I dry hopped a kit brew with some Amarillo hops and tasted it for the first time last night. OMFG it was good and now I want to make another brew with even more hoppy flavour in it. I was thinking of boiling some hops in a little DME to achieve this. As I'm adding this to a kit I suppose extra bitterness is not really important just more hop flavour. Would I be correct in assuming that if I boil some hops for say, 5 minutes then I would be getting lots more hop flavour and not much bitterness? Or is this a waste of time and should just be adding more hops in to the 'dry hopping' stage?


----------



## Three Sheets (18/6/14)

heshtek said:


> I dry hopped a kit brew with some Amarillo hops and tasted it for the first time last night. OMFG it was good and now I want to make another brew with even more hoppy flavour in it. I was thinking of boiling some hops in a little DME to achieve this. As I'm adding this to a kit I suppose extra bitterness is not really important just more hop flavour. Would I be correct in assuming that if I boil some hops for say, 5 minutes then I would be getting lots more hop flavour and not much bitterness? Or is this a waste of time and should just be adding more hops in to the 'dry hopping' stage?

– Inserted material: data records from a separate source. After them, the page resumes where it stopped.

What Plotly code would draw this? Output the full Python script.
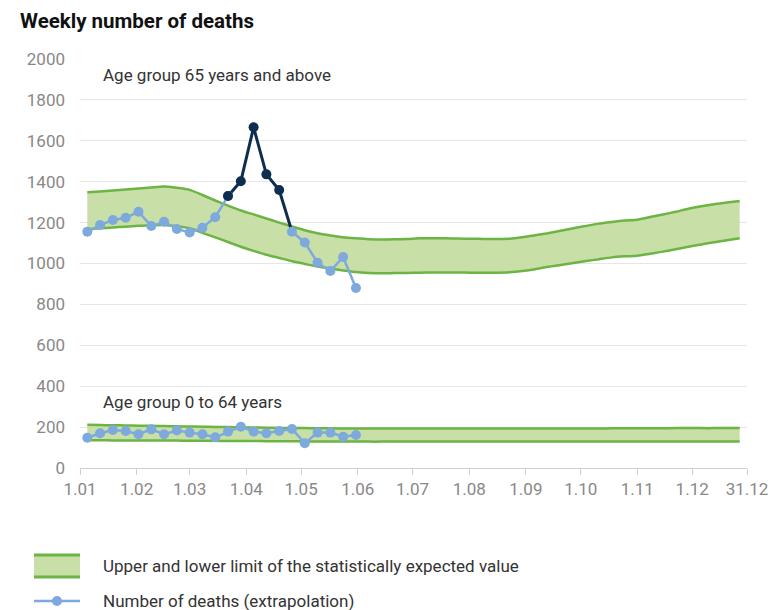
import pandas as pd
import plotly.graph_objects as go

# ---------------- data ----------------
week_start = "2020-01-05"
n_weeks = 52

upper_65 = [1348, 1352, 1357, 1362, 1367, 1372, 1376, 1370, 1360, 1335, 1308, 1283, 1259,
            1240, 1220, 1200, 1181, 1163, 1148, 1137, 1128, 1123, 1119, 1117, 1118, 1120,
            1123, 1124, 1123, 1122, 1121, 1120, 1120, 1121, 1128, 1138, 1148, 1160, 1172,
            1184, 1195, 1203, 1210, 1214, 1227, 1240, 1253, 1268, 1280, 1290, 1298, 1306]
lower_65 = [1167, 1172, 1176, 1180, 1184, 1187, 1188, 1182, 1172, 1150, 1128, 1105, 1082,
            1062, 1043, 1027, 1011, 998, 985, 975, 966, 958, 954, 952, 953, 954,
            955, 956, 956, 956, 955, 955, 955, 957, 963, 972, 984, 993, 1002,
            1012, 1021, 1030, 1035, 1038, 1048, 1058, 1070, 1082, 1093, 1104, 1114, 1123]
deaths_65 = [1155, 1188, 1213, 1224, 1253, 1183, 1204, 1169, 1152, 1175, 1226, 1330,
             1402, 1666, 1436, 1359, 1155, 1103, 1004, 963, 1032, 880]
excess_65 = [False] * 11 + [True] * 5 + [False] * 6

upper_064 = [211, 210, 209, 208, 207, 206, 205, 204, 203, 202, 201, 200, 199,
             198, 197, 196, 195, 195, 194, 194, 193, 193, 193, 193, 193, 193,
             193, 193, 193, 193, 193, 193, 193, 193, 193, 193, 193, 193, 193,
             193, 193, 194, 194, 194, 194, 194, 195, 195, 195, 195, 196, 196]
lower_064 = [136, 136, 135, 135, 135, 134, 134, 134, 133, 133, 133, 132, 132,
             132, 131, 131, 131, 130, 130, 130, 130, 130, 129, 129, 129, 129,
             129, 129, 129, 129, 129, 129, 129, 129, 129, 129, 129, 129, 129,
             129, 129, 129, 129, 129, 129, 129, 129, 129, 129, 129, 129, 129]
deaths_064 = [148, 170, 186, 181, 165, 189, 165, 183, 173, 165, 150, 178, 202,
              178, 170, 181, 191, 121, 173, 173, 153, 161]

tick_dates = ["2020-01-01", "2020-02-01", "2020-03-01", "2020-04-01", "2020-05-01",
              "2020-06-01", "2020-07-01", "2020-08-01", "2020-09-01", "2020-10-01",
              "2020-11-01", "2020-12-01", "2020-12-31"]
tick_labels = ["1.01", "1.02", "1.03", "1.04", "1.05", "1.06", "1.07", "1.08", "1.09",
               "1.10", "1.11", "1.12", "31.12"]

# ---------------- styles ----------------
GREEN = "#6cb444"
FILL = "#c9dfa8"
LIGHT = "#7ea9dd"
DARK = "#0e2e4f"
FONT = "Roboto"
TXT = 17
MS = 10

weeks = pd.date_range(week_start, periods=n_weeks, freq="7D")
dw = weeks[:len(deaths_65)]

fig = go.Figure()


def add_band(lo, up):
    ln = dict(color=GREEN, width=2.5, shape="spline", smoothing=0.6)
    fig.add_trace(go.Scatter(x=weeks, y=lo, mode="lines", line=ln,
                             hoverinfo="skip", showlegend=False))
    fig.add_trace(go.Scatter(x=weeks, y=up, mode="lines", line=ln,
                             fill="tonexty", fillcolor=FILL, hoverinfo="skip", showlegend=False))


add_band(lower_65, upper_65)
add_band(lower_064, upper_064)

# 0-64 deaths
fig.add_trace(go.Scatter(x=dw, y=deaths_064, mode="lines+markers",
                         line=dict(color=LIGHT, width=2.5),
                         marker=dict(color=LIGHT, size=MS), showlegend=False))

# 65+ deaths: dark segment for excess weeks
idx = [i for i, e in enumerate(excess_65) if e]
a, b = idx[0], idx[-1]
fig.add_trace(go.Scatter(x=dw[a:b + 2], y=deaths_65[a:b + 2], mode="lines",
                         line=dict(color=DARK, width=3), showlegend=False))
light_y = [None if (e and i != a) else v for i, (v, e) in enumerate(zip(deaths_65, excess_65))]
fig.add_trace(go.Scatter(x=dw, y=light_y, mode="lines+markers", connectgaps=False,
                         line=dict(color=LIGHT, width=2.5),
                         marker=dict(color=LIGHT, size=MS), showlegend=False))
fig.add_trace(go.Scatter(x=[dw[i] for i in idx], y=[deaths_65[i] for i in idx], mode="markers",
                         marker=dict(color=DARK, size=MS), showlegend=False))

# ---------------- layout ----------------
OFF = 8  # page body margin
W, H = 784 - OFF, 610 - OFF
L, T = 80 - OFF, 59 - OFF
R = W - (747 - OFF)
B = H - (468 - OFF)
pw, ph = W - L - R, H - T - B


def px(x):  # reference pixel -> paper
    return (x - OFF - L) / pw


def py(y):
    return (H - B - (y - OFF)) / ph


fig.update_layout(
    width=W, height=H,
    margin=dict(l=L, r=R, t=T, b=B),
    plot_bgcolor="white", paper_bgcolor="white",
    font=dict(family=FONT, size=TXT, color="#333333"),
    title=dict(text="<b>Weekly number of deaths</b>", x=(20 - OFF) / W, xref="container",
               xanchor="left", y=1 - (21 - OFF) / H, yref="container", yanchor="middle",
               font=dict(family=FONT, size=20.5, color="#111111")),
    xaxis=dict(type="date", range=["2020-01-01", "2020-12-31"], tickvals=tick_dates,
               ticktext=tick_labels, showgrid=False, showline=True, linecolor="#d0d0d0",
               linewidth=1, ticks="outside", ticklen=6, tickcolor="#d0d0d0",
               tickfont=dict(family=FONT, size=TXT, color="#888888"), zeroline=False),
    yaxis=dict(range=[0, 2000], tickvals=list(range(0, 2001, 200)), showgrid=True,
               gridcolor="#e6e6e6", gridwidth=1, zeroline=False, showline=False,
               ticks="", ticklabelstandoff=14,
               tickfont=dict(family=FONT, size=TXT, color="#888888")),
    showlegend=False,
)

fig.add_annotation(text="Age group 65 years and above", xref="paper", yref="paper",
                   x=px(101), y=py(75), xanchor="left", yanchor="middle", showarrow=False,
                   font=dict(family=FONT, size=TXT, color="#333333"))
fig.add_annotation(text="Age group 0 to 64 years", xref="paper", yref="paper",
                   x=px(101), y=py(402), xanchor="left", yanchor="middle", showarrow=False,
                   font=dict(family=FONT, size=TXT, color="#333333"))

# custom legend
fig.add_shape(type="rect", xref="paper", yref="paper", x0=px(34), x1=px(80), y0=py(577),
              y1=py(555), fillcolor=FILL, line=dict(width=0), layer="above")
for yy in (555, 577):
    fig.add_shape(type="line", xref="paper", yref="paper", x0=px(34), x1=px(80), y0=py(yy),
                  y1=py(yy), line=dict(color=GREEN, width=3), layer="above")
fig.add_shape(type="line", xref="paper", yref="paper", x0=px(34), x1=px(80), y0=py(601),
              y1=py(601), line=dict(color=LIGHT, width=2.5), layer="above")
fig.add_shape(type="circle", xref="paper", yref="paper", x0=px(52), x1=px(62),
              y0=py(606), y1=py(596), fillcolor=LIGHT, line=dict(width=0), layer="above")
fig.add_annotation(text="Upper and lower limit of the statistically expected value", xref="paper",
                   yref="paper", x=px(101), y=py(566), xanchor="left", yanchor="middle",
                   showarrow=False, font=dict(family=FONT, size=TXT, color="#333333"))
fig.add_annotation(text="Number of deaths (extrapolation)", xref="paper",
                   yref="paper", x=px(101), y=py(601), xanchor="left", yanchor="middle",
                   showarrow=False, font=dict(family=FONT, size=TXT, color="#333333"))

fig.write_html("out.html")
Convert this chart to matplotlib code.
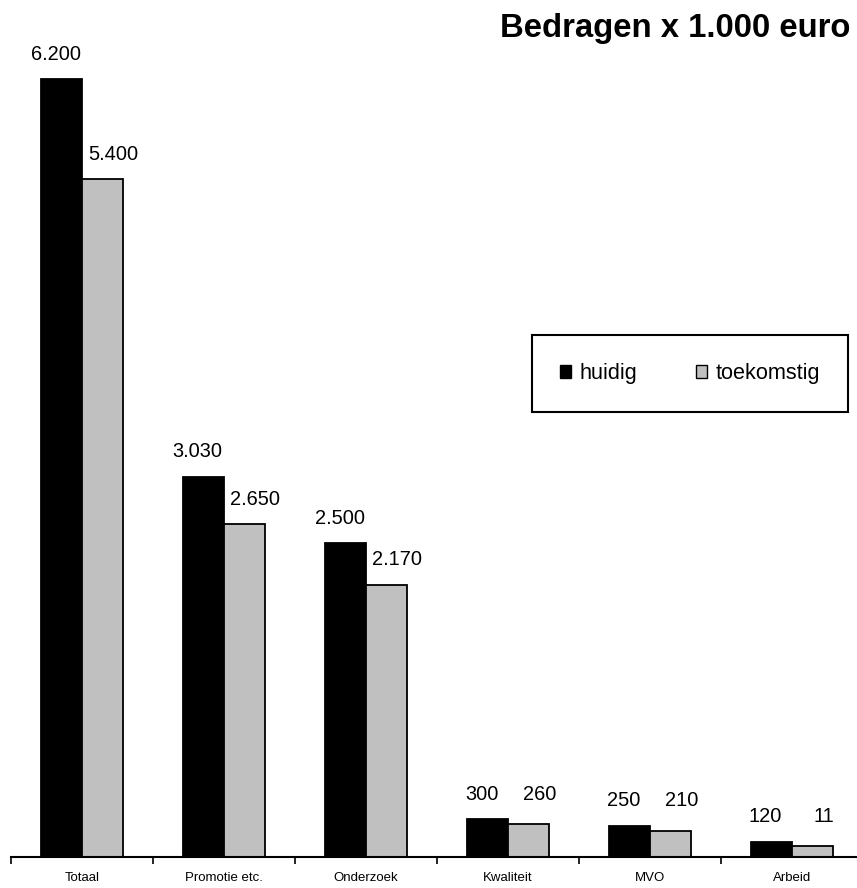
import numpy as np
import matplotlib.pyplot as plt
from matplotlib.patches import Patch

plt.rcParams['font.family'] = ['Liberation Sans', 'DejaVu Sans']

# data
categories = ['Totaal', 'Promotie etc.', 'Onderzoek', 'Kwaliteit', 'MVO', 'Arbeid']
huidig = [6200, 3030, 2500, 300, 250, 120]
toekomstig = [5400, 2650, 2170, 260, 210, 90]
# labels as printed in the chart (last one is cut off in the original)
huidig_labels = ['6.200', '3.030', '2.500', '300', '250', '120']
toekomstig_labels = ['5.400', '2.650', '2.170', '260', '210', '11']
series_names = ['huidig', 'toekomstig']
title = 'Bedragen x 1.000 euro'

W, H, DPI = 857, 888, 100
fig = plt.figure(figsize=(W / DPI, H / DPI), dpi=DPI)

# axes in pixels: left 11, category width 142, axis line at y=857
px_per_unit = 0.12548
left, bottom = 11, H - 857
cat_w = 142
ax = fig.add_axes([left / W, bottom / H, len(categories) * cat_w / W, 857 / H])
ax.set_xlim(-0.5, len(categories) - 0.5)
ax.set_ylim(0, 857 / px_per_unit)

x = np.arange(len(categories))
bw = 0.287
ax.bar(x - bw / 2, huidig, bw, color='black', edgecolor='black', linewidth=1.3, label=series_names[0])
ax.bar(x + bw / 2, toekomstig, bw, color='#c0c0c0', edgecolor='black', linewidth=1.3, label=series_names[1])

# value labels
for i in range(len(categories)):
    grp = max(huidig[i], toekomstig[i])
    for v, lab, xo, dx in [(huidig[i], huidig_labels[i], x[i] - bw / 2, -6),
                           (toekomstig[i], toekomstig_labels[i], x[i] + bw / 2, 11)]:
        base = v if grp > 1000 else grp
        ax.annotate(lab, (xo, base), xytext=(dx * 0.72, 25 * 0.72),
                    textcoords='offset points', ha='center', va='center',
                    fontsize=14.4, color='black', annotation_clip=False)

# spines / ticks
for s in ['top', 'right', 'left']:
    ax.spines[s].set_visible(False)
ax.spines['bottom'].set_linewidth(1.5)
ax.set_yticks([])
ax.set_xticks(x)
ax.set_xticklabels(categories, fontsize=9.5)
ax.tick_params(axis='x', which='major', length=0, pad=11)
ax.set_xticks(np.arange(len(categories)) - 0.5, minor=True)
ax.tick_params(axis='x', which='minor', length=5, width=1.2, direction='out')

# legend
handles = [Patch(facecolor='black', edgecolor='black', label=series_names[0]),
           Patch(facecolor='#c0c0c0', edgecolor='black', label=series_names[1])]
leg = fig.legend(handles=handles, loc='upper left', bbox_to_anchor=(532 / W, 1 - 335 / H),
                 ncol=2, fontsize=15.6, frameon=True, fancybox=False, edgecolor='black',
                 framealpha=1, borderpad=1.3, handlelength=0.5, handleheight=0.5,
                 handletextpad=0.4, columnspacing=2.7, borderaxespad=0)
leg.get_frame().set_linewidth(1.5)

fig.text(850 / W, 1 - 28 / H, title, ha='right', va='center', fontsize=23.7, fontweight='bold')

fig.savefig('out.png', dpi=DPI)
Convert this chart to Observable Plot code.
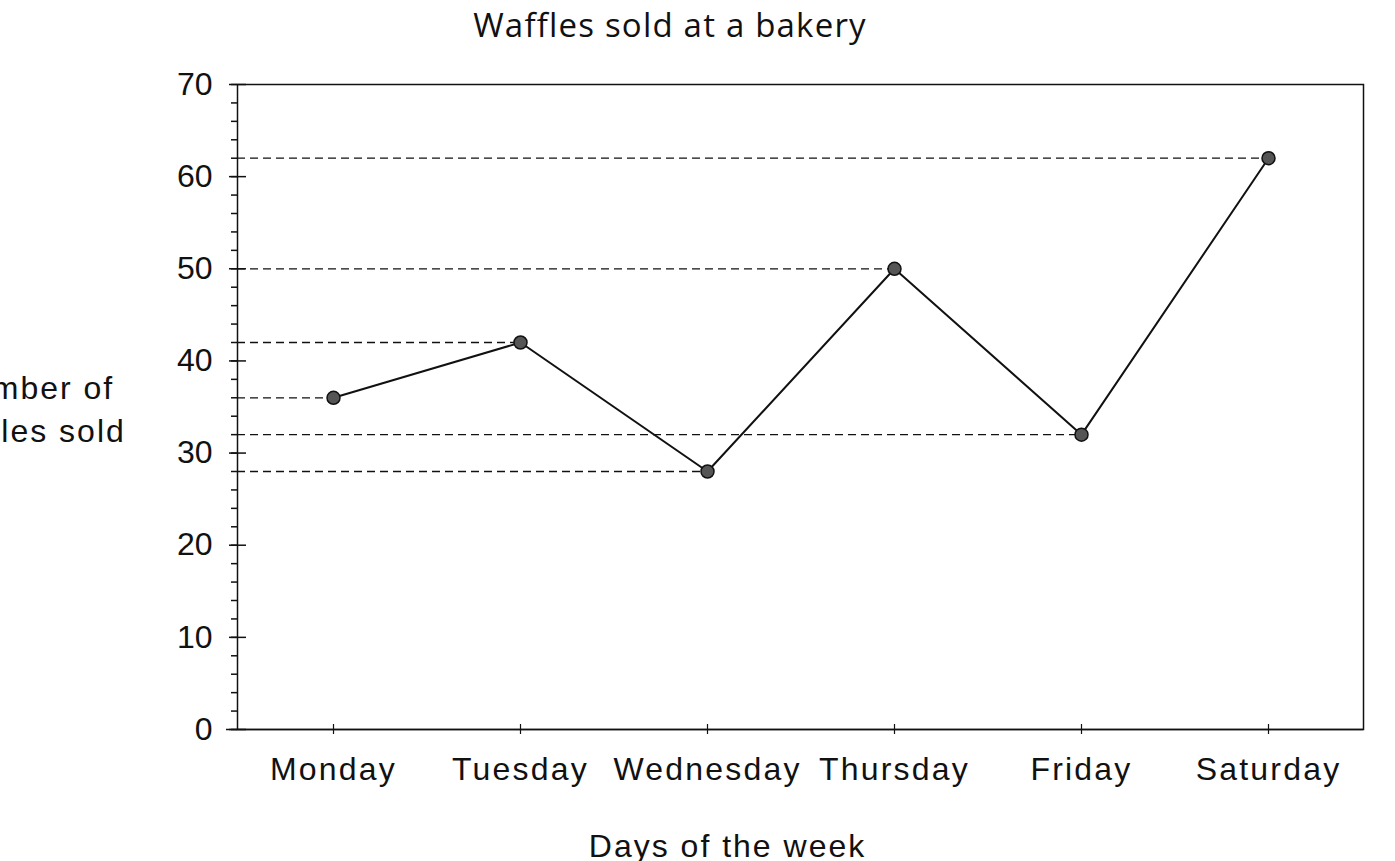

Correct. I just did a Coopers kit with centennial. 10 mins and 0. Did a Tooheys kit with POR with 10m . A little bit of bitterness will come from these boils but mostly flavour. No bitterness from dry hopping.


----------



## manticle (18/6/14)

Spot on. Use 100g dme per L water. Bring the lot to the boil, boil 5 mins then chuck your hops in for another 5.


----------



## Dan Pratt (18/6/14)

for a nice flavor combo.....Amarillo & Centennial! :icon_drool2:

There is a bunch of them but lately, that's been my favorite.


----------



## lukiferj (18/6/14)

Three Sheets said:


> Correct. I just did a Coopers kit with centennial. 10 mins and 0. Did a Tooheys kit with POR with 10m . A little bit of bitterness will come from these boils but mostly flavour. No bitterness from dry hopping.


Not 100% true. You won't get add any IBUs from dry hopping but there are other things in hops that add bitterness apart from alpha acids and dry hopping will add some bitterness.

Anyhoo, back on topic. As others have said, this will do wonders for your beer. It's a slippery slope


----------



## Ducatiboy stu (18/6/14)

manticle said:


> Spot on. Use 100g dme per L water. Bring the lot to the boil, boil 5 mins then chuck your hops in for another 5.


On top of that you can boil for 15mins and add another lot of hops at 5min before you stop thd boil.

And you can add more at 1min before you stop boiling.

NOTE: Hops are best boiled in a malt liqour.


----------



## fattox (19/6/14)

One of the nicest beers I had was a kit beer, probably the second beer I did - if memory serves correctly:

1 tin of Thomas Coopers Heritage Lager
1/4 tin of Morgan's Caramalt
Boiled for 15 mins, then 20g each of Citra and Mosaic steeped for 5-10 mins. Topped up as usual with kit instructions, and using US05 yeast. Bloody fantastic beer


----------